Ever since I posted a how-to on establishing guidelines for social media in the workplace, the issue that has generated the most energy concerns productivity. Employers it seems are very worried about lost productivity due to social media usage (Facebook, Twitter etc.).
I can’t really get my arms around it because I don’t think these tools bring out any really new productivity concerns (and yes I am aware of operant conditioning).
The fact is that there are already tons of other outside distractions at work ranging from instant message, email, workplace socializing and the never ending cigarette break – so this is not a new problem – but an old concern applied to a new technology; similar to what we see when the ranks of psychologists hit the TV news circuit to describe some new addiction caused by technology. I don’t buy it. Do you?
During the same time that Facebook grew from 100 million users to 200 million and Twitter went Oprah (March ’08 to March ’09) U.S business sector productivity has increased 2.0 percent. This is a bit off the recent historic rate 2.5% – but I don’t think anyone during this recession is blaming that on Twitter.

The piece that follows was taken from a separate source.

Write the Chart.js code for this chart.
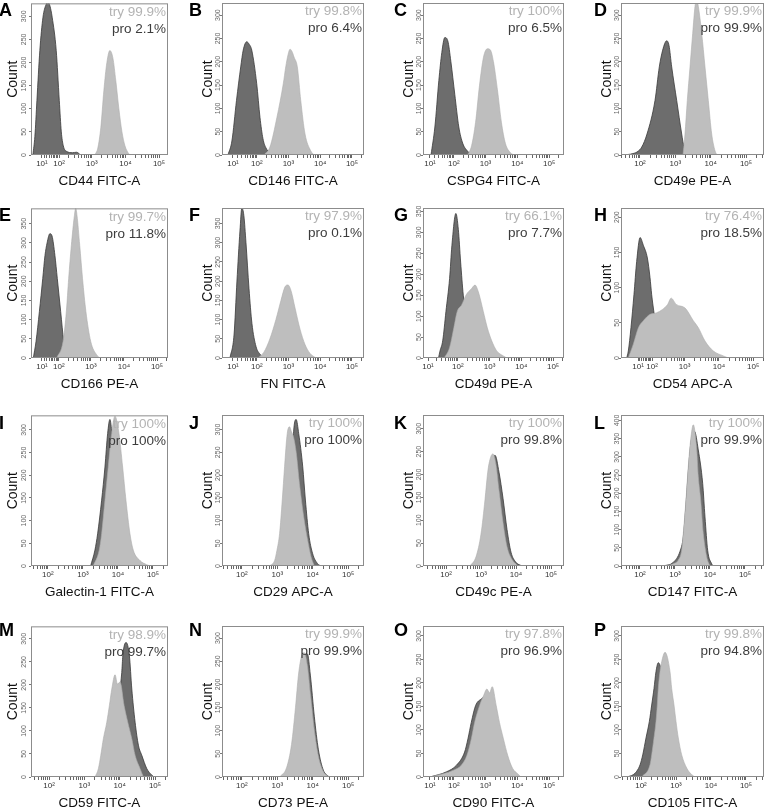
<!DOCTYPE html>
<html>
<head>
<meta charset="utf-8">
<script src="https://cdn.jsdelivr.net/npm/chart.js@4.4.1/dist/chart.umd.min.js"></script>
<style>
  html, body { margin: 0; padding: 0; background: #fff; width: 766px; height: 810px; overflow: hidden; }
  canvas { position: absolute; }
  .letter { position: absolute; font: bold 18px "Liberation Sans", Arial, sans-serif; line-height: 18px; color: #000; }
</style>
</head>
<body>
<script>
// panel labels
const letters = ['A','B','C','D','E','F','G','H','I','J','K','L','M','N','O','P'];
const xTitles = ['CD44 FITC-A','CD146 FITC-A','CSPG4 FITC-A','CD49e PE-A',
                 'CD166 PE-A','FN FITC-A','CD49d PE-A','CD54 APC-A',
                 'Galectin-1 FITC-A','CD29 APC-A','CD49c PE-A','CD147 FITC-A',
                 'CD59 FITC-A','CD73 PE-A','CD90 FITC-A','CD105 FITC-A'];
const tryLabels = ['try 99.9%','try 99.8%','try 100%','try 99.9%',
                   'try 99.7%','try 97.9%','try 66.1%','try 76.4%',
                   'try 100%','try 100%','try 100%','try 100%',
                   'try 98.9%','try 99.9%','try 97.8%','try 99.8%'];
const proLabels = ['pro 2.1%','pro 6.4%','pro 6.5%','pro 99.9%',
                   'pro 11.8%','pro 0.1%','pro 7.7%','pro 18.5%',
                   'pro 100%','pro 100%','pro 99.8%','pro 99.9%',
                   'pro 99.7%','pro 99.9%','pro 96.9%','pro 94.8%'];

// histograms: [fluorescence, count]
const tryA = [[1230,0],[1510,15],[1860,60],[2290,140],[2810,200],[3450,226],[4240,210],[5200,160],[6400,100],[7900,50],[9700,20],[12000,5],[13700,0]];
const proA = [[-25,0],[-17,40],[-9,118],[2,226],[14,298],[26,325],[35,330],[44,322],[55,298],[79,226],[101,118],[118,50],[137,20],[172,8],[265,5],[351,6],[466,0]];
const tryB = [[168,0],[261,17],[435,81],[689,153],[822,189],[971,215],[1122,227],[1297,222],[1500,210],[1905,189],[2440,117],[3330,45],[5030,9],[6390,0]];
const proB = [[1,0],[8,30],[17,117],[27,189],[34,225],[46,243],[55,238],[68,225],[99,153],[126,81],[157,35],[196,15],[262,5],[377,0]];
const tryC = [[274,0],[365,20],[487,70],[649,150],[866,210],[1155,228],[1432,225],[1778,200],[2371,140],[3162,70],[4217,25],[6043,5],[8058,0]];
const proC = [[12,0],[20,60],[30,160],[39,220],[50,252],[63,245],[80,200],[107,130],[144,60],[192,25],[275,8],[368,0]];
const tryD = [[1648,0],[1879,45],[2183,117],[2602,189],[3103,261],[3606,319],[3975,335],[4467,319],[5575,261],[6911,189],[8575,117],[10690,45],[13270,9],[15100,0]];
const proD = [[33,0],[63,3],[88,8],[112,17],[158,45],[266,117],[352,189],[439,225],[570,245],[662,235],[789,189],[1093,117],[1514,45],[1760,17],[2283,0]];
const tryE = [[84,0],[138,43],[176,121],[208,207],[252,293],[313,371],[344,390],[377,371],[457,293],[555,207],[703,121],[986,43],[1496,8],[1884,0]];
const proE = [[-24,0],[-13,43],[0,121],[13,207],[22,267],[31,300],[44,324],[55,318],[72,267],[88,207],[115,121],[145,43],[176,0]];
const tryF = [[108,0],[168,15],[261,50],[404,100],[583,150],[780,185],[971,190],[1208,175],[1614,130],[2317,75],[3330,35],[4780,12],[7380,0]];
const proF = [[4.5,0],[12,60],[18,200],[25,330],[30,390],[36,370],[43,300],[55,180],[69,90],[94,30],[126,10],[181,0]];
const tryG = [[37,0],[55,25],[75,72],[96,111],[133,127],[181,150],[274,166],[349,174],[444,158],[637,111],[853,72],[1173,41],[1683,17],[2716,5],[3475,0]];
const proG = [[24,0],[27,17],[33,41],[42,111],[55,190],[65,268],[87,345],[104,307],[123,229],[149,150],[169,119],[243,60],[375,15],[580,0]];
const tryH = [[-42,0],[-14,20],[12,43],[39,53],[83,62],[139,64],[221,69],[315,76],[401,85],[571,76],[1027,71],[1795,53],[2512,43],[3936,24],[6874,10],[13450,3],[18820,0]];
const proH = [[-52,0],[-42,10],[-27,43],[-11,90],[3,137],[21,171],[39,160],[64,142],[83,114],[96,90],[114,67],[141,40],[202,15],[309,0]];
const tryI = [[1967,0],[2923,35],[3423,71],[4252,145],[5284,218],[6607,292],[8204,330],[10680,292],[13610,218],[16920,145],[22020,71],[27350,35],[42530,12],[66070,3],[82100,0]];
const proI = [[1660,0],[2203,35],[2630,71],[3423,145],[4252,218],[5078,292],[5905,323],[6739,292],[8204,218],[10200,145],[12770,71],[17740,20],[22020,0]];
const tryJ = [[609,0],[841,12],[976,34],[1162,71],[1383,145],[1607,218],[1911,291],[2217,306],[2520,295],[2872,284],[3418,250],[4230,181],[5580,108],[7227,56],[8998,20],[11140,0]];
const proJ = [[1162,0],[1607,30],[2080,120],[2742,250],[2872,291],[3418,322],[4036,291],[5237,218],[6226,145],[7705,71],[9980,27],[13770,5],[17140,0]];
const tryK = [[485,0],[719,20],[1000,70],[1300,145],[1585,210],[1931,240],[2203,245],[2683,220],[3268,165],[4252,95],[5531,42],[7690,14],[11400,0]];
const proK = [[820,0],[1219,55],[1585,150],[2061,225],[2512,242],[3268,205],[4252,148],[5531,80],[7197,30],[10000,8],[14840,0]];
const tryL = [[579,0],[893,6],[1241,16],[1553,43],[1726,89],[2061,181],[2399,273],[2808,347],[3338,388],[4170,319],[4632,246],[5424,181],[6442,89],[8051,25],[10000,0]];
const proL = [[463,0],[893,10],[1389,40],[1726,80],[2061,170],[2399,260],[2865,340],[3606,370],[4632,319],[6180,227],[7197,135],[8590,43],[11190,6],[12420,0]];
const tryM = [[2009,0],[2492,18],[2917,47],[3451,83],[4315,119],[5108,155],[5973,191],[7413,222],[8610,202],[10260,206],[13330,155],[16950,119],[22020,83],[27300,47],[37840,18],[46900,0]];
const proM = [[3388,0],[4688,30],[6501,80],[8433,150],[11460,227],[12240,263],[15180,292],[18820,263],[22020,191],[27300,119],[33880,69],[42270,47],[58610,18],[81200,4],[94400,0]];
const tryN = [[1162,0],[1828,20],[2523,70],[3268,150],[3963,220],[4808,260],[5834,268],[7079,240],[8590,180],[11140,100],[14430,45],[19920,12],[29330,0]];
const proN = [[1607,0],[2523,40],[3484,120],[4508,200],[5834,255],[7079,266],[8590,220],[11140,130],[14430,60],[19920,15],[29330,0]];
const tryO = [[10,0],[44,7],[94,14],[173,25],[260,46],[357,81],[454,116],[652,152],[871,173],[1106,187],[1342,179],[1629,192],[2168,152],[2748,116],[3664,81],[4989,46],[7145,18],[10210,7],[13040,0]];
const proO = [[10,0],[57,11],[121,25],[220,53],[280,81],[357,116],[489,152],[738,166],[937,170],[1342,150],[2061,110],[3170,60],[4875,25],[8072,0]];
const tryP = [[105,0],[181,26],[202,47],[235,83],[268,118],[292,153],[312,188],[349,224],[390,245],[485,265],[674,224],[753,188],[877,153],[1000,118],[1164,83],[1455,47],[2023,19],[2812,5],[3491,0]];
const proP = [[39,0],[60,5],[75,12],[94,26],[112,47],[139,83],[173,118],[202,153],[235,188],[268,224],[312,243],[390,227],[485,200],[674,130],[1000,60],[1484,20],[2512,0]];

const tryData = [tryA,tryB,tryC,tryD,tryE,tryF,tryG,tryH,tryI,tryJ,tryK,tryL,tryM,tryN,tryO,tryP];
const proData = [proA,proB,proC,proD,proE,proF,proG,proH,proI,proJ,proK,proL,proM,proN,proO,proP];

// axis ranges (biexponential x: cofactor, min, max) and y max
const cofactors = [55,24,24,1, 55,24,8.5,77, 1,1,1,1, 1,1,24,1];
const xMins = [-33,-9.6,-2.4,29, -34,-9.6,5.8,-92, 33,27.5,22,28.7, 30.9,27.5,-2.4,26.8];
const xMaxs = [185000,238600,293000,323000, 215000,238600,221000,206000, 268000,281000,235000,349000, 233000,281000,293000,327000];
const yMaxs = [328,326,326,326, 390,390,358,213, 332,332,330,415, 327,326,321,321];

const xMajor = [10, 100, 1000, 10000, 100000];
const xTickText = {10: '10¹', 100: '10²', 1000: '10³', 10000: '10⁴', 100000: '10⁵'};

const fontFam = "'Liberation Sans', Arial, Helvetica, sans-serif";
const colBox = [[31,168],[222,364],[423,564],[621,764]];
const rowBox = [[3,155],[208,358],[415,566],[626,777]];
const letterX = [-1,189,394,594];
const letterY = [1,206,414,621];
const yTickPad = [-0.85,-4.15,-4.15,-4.15];
const yTitlePad = [4.9,8.6,8.6,8.6];

// tick positions: decades plus minor multiples
const xTicks = [];
xMajor.forEach(d => { for (let m = 1; m <= 9; m++) xTicks.push(d * m); });

class BiexScale extends Chart.LinearScale {
    static id = 'biex';
    static defaults = {};
    tf(v) { return Math.asinh(v / this.options.cofactor); }
    getPixelForValue(v) {
        const a = this.tf(this.min), b = this.tf(this.max);
        return this.getPixelForDecimal((this.tf(v) - a) / (b - a));
    }
    getValueForPixel(p) {
        const a = this.tf(this.min), b = this.tf(this.max);
        return this.options.cofactor * Math.sinh(a + this.getDecimalForPixel(p) * (b - a));
    }
}
Chart.register(BiexScale);

const frame = {
    id: 'frame',
    afterDatasetsDraw(chart, args, opts) {
        const {ctx, chartArea: a} = chart;
        ctx.save();
        ctx.strokeStyle = '#8c8c8c';
        ctx.lineWidth = 1;
        ctx.strokeRect(a.left + 0.5, a.top + 0.5, a.right - a.left - 1, a.bottom - a.top - 1);
        ctx.font = '13.5px ' + fontFam;
        ctx.textAlign = 'right';
        ctx.textBaseline = 'middle';
        ctx.fillStyle = '#b3b3b3';
        ctx.fillText(opts.tryTxt, a.right - 2, a.top + 8.5);
        ctx.fillStyle = '#3c3c3c';
        ctx.fillText(opts.proTxt, a.right - 2, a.top + 25.5);
        ctx.restore();
    }
};

letters.forEach((letter, i) => {
    const col = i % 4, row = Math.floor(i / 4);
    const [bx0, bx1] = colBox[col];
    const [by0, by1] = rowBox[row];
    const W = (bx1 - bx0) + 34, H = (by1 - by0) + 43;

    const cv = document.createElement('canvas');
    cv.width = W; cv.height = H;
    cv.style.left = (bx0 - 31) + 'px';
    cv.style.top = (by0 - 3) + 'px';
    cv.style.width = W + 'px';
    cv.style.height = H + 'px';
    document.body.appendChild(cv);

    const lab = document.createElement('div');
    lab.className = 'letter';
    lab.textContent = letter;
    lab.style.left = letterX[col] + 'px';
    lab.style.top = letterY[row] + 'px';
    document.body.appendChild(lab);

    new Chart(cv, {
        type: 'line',
        data: {
            datasets: [{
                label: 'try',
                data: tryData[i].map(([x, y]) => ({x, y})),
                order: 0,
                fill: 'origin',
                backgroundColor: '#bebebe',
                borderColor: '#adadad',
                borderWidth: 0.6,
                pointRadius: 0,
                cubicInterpolationMode: 'monotone'
            }, {
                label: 'pro',
                data: proData[i].map(([x, y]) => ({x, y})),
                order: 1,
                fill: 'origin',
                backgroundColor: '#6d6d6d',
                borderColor: '#3a3a3a',
                borderWidth: 0.8,
                pointRadius: 0,
                cubicInterpolationMode: 'monotone'
            }]
        },
        options: {
            responsive: false,
            devicePixelRatio: 1,
            animation: false,
            events: [],
            layout: { padding: { top: 3, right: 3, left: 0, bottom: 0 } },
            plugins: {
                legend: { display: false },
                tooltip: { enabled: false },
                frame: { tryTxt: tryLabels[i], proTxt: proLabels[i] }
            },
            scales: {
                x: {
                    type: 'biex',
                    cofactor: cofactors[i],
                    min: xMins[i],
                    max: xMaxs[i],
                    bounds: 'data',
                    afterFit: s => { s.height = 40; },
                    afterBuildTicks: s => {
                        s.ticks = xTicks.filter(v => v > s.min && v < s.max).map(v => ({value: v}));
                    },
                    ticks: {
                        autoSkip: false,
                        minRotation: 0,
                        maxRotation: 0,
                        padding: 1,
                        color: '#333',
                        font: { size: 8, family: fontFam },
                        callback: v => xTickText[v] || ''
                    },
                    grid: { drawOnChartArea: false, tickLength: 3, color: '#666' },
                    border: { display: false },
                    title: {
                        display: true,
                        text: xTitles[i],
                        color: '#111',
                        font: { size: 13.5, family: fontFam },
                        padding: { top: 0, bottom: 6 }
                    }
                },
                y: {
                    type: 'linear',
                    min: 0,
                    max: yMaxs[i],
                    bounds: 'data',
                    afterFit: s => { s.width = 31; },
                    afterBuildTicks: s => {
                        s.ticks = s.ticks.filter(t => t.value % 50 === 0);
                    },
                    ticks: {
                        stepSize: 50,
                        includeBounds: false,
                        autoSkip: false,
                        minRotation: 90,
                        maxRotation: 90,
                        crossAlign: 'center',
                        padding: yTickPad[col],
                        color: '#666',
                        font: { size: 7, family: fontFam }
                    },
                    grid: { drawOnChartArea: false, tickLength: 2, color: '#777' },
                    border: { display: false },
                    title: {
                        display: true,
                        text: 'Count',
                        color: '#111',
                        font: { size: 14, family: fontFam },
                        padding: { top: yTitlePad[col], bottom: 0 }
                    }
                }
            }
        },
        plugins: [frame]
    });
});
</script>
</body>
</html>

Companies that think they may have a productivity problem because of social networks and the like actually have a measurement problem – that is – they don’t know how to objectively measure whether an employee is meeting standards of productivity. In the absence of clear measurement – they resort to punitive actions (blocking these sites, monitoring employee behavior) that can damage morale and trust. If your sales team is nailing their numbers do you care if they are on Facebook? If your call center is handling volume with great customer satisfaction – do you care if they use Twitter?

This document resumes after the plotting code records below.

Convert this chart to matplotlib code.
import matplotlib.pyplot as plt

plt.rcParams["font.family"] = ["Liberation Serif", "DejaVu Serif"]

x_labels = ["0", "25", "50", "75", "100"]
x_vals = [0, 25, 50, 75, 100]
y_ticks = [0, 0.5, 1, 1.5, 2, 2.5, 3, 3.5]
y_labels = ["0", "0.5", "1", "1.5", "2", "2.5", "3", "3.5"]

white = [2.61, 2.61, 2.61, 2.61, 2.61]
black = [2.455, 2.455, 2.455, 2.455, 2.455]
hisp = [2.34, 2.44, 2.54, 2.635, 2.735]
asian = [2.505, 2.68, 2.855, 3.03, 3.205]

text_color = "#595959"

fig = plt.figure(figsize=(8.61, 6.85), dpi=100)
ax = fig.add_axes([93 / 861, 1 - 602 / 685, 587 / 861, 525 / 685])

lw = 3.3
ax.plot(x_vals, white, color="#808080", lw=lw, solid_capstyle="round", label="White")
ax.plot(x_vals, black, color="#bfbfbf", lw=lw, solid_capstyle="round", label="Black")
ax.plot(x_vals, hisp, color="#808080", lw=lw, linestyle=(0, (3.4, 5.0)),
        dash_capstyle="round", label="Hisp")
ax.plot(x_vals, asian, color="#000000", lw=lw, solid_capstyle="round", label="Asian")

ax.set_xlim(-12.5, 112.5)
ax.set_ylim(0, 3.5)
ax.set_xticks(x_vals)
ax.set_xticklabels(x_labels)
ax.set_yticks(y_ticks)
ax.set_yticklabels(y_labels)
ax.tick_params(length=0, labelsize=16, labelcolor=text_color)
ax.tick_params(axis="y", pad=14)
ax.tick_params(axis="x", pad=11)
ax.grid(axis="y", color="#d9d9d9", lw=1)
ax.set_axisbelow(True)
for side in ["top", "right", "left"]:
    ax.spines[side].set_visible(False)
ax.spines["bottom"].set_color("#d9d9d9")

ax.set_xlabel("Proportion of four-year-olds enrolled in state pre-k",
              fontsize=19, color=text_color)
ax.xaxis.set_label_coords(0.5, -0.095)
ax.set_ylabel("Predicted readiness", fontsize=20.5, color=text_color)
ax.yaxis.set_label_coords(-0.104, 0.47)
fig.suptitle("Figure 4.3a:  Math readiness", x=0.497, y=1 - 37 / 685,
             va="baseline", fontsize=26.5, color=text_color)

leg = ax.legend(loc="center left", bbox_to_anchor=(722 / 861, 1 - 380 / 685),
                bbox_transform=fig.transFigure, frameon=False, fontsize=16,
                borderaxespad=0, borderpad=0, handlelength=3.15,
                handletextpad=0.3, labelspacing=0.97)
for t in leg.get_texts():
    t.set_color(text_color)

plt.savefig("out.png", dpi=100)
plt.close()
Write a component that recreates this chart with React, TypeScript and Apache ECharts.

Lastly, most companies don’t recognize that they often expect employees to check email after hours and bring work home when needed. If this is the expectation then blocking employees from accessing these social sites during “work hours” is not a fair bargain.
My recommendation for companies is to clarify job performance criteria and establish clear guidelines on how to productively engage social media (social media savvy employees are an asset not a liability) and to build those guidelines collaboratively with their employees using these very same technologies. My favorite guideline comes from IBM (they have the best guidelines that I know of) which says, “Don’t forget your day job” Enough said.